To make this article useful as a repeatable savings tool, keep a short appliance checklist on your phone or in a spreadsheet:
- Appliance category and exact dimensions
- Must-have features only
- Urgency level
- Current best total cost across retailers
- Next sale event worth waiting for
- Coupon or promo options
- Delivery, installation, and haul-away fees
- Date to recheck prices
That final step is what turns a general buying guide into a working decision system. If you revisit your numbers whenever pricing inputs change, this annual sale calendar becomes more than a rough shopping tip. It becomes a way to track deals, compare prices with less guesswork, and buy when the math actually supports waiting.

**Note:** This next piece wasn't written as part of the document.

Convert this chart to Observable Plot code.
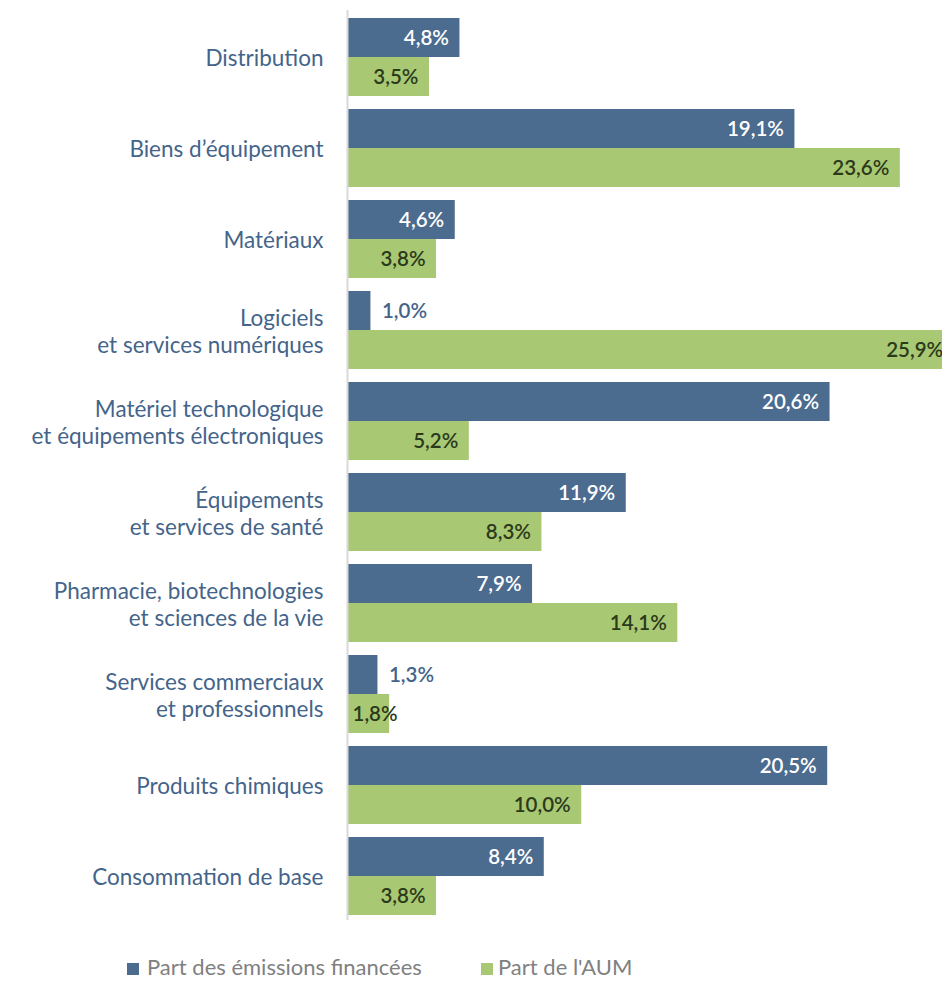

For readers who like to build a stronger comparison habit, it is also worth reading our broader guide on finding the true lowest total cost. The same principles apply whether you are buying a refrigerator, a washer and dryer set, or any other large home purchase: compare the full offer, not just the sale badge.
Bottom line: The best time to buy appliances is usually a combination of category timing, retailer price comparison, and honest urgency. If you can wait, aim for broad holiday promotions or model-clearance windows. If you cannot, focus on availability, service fees, and the true total cost. Either way, a calm, repeatable comparison process will usually save more than chasing every flash deal.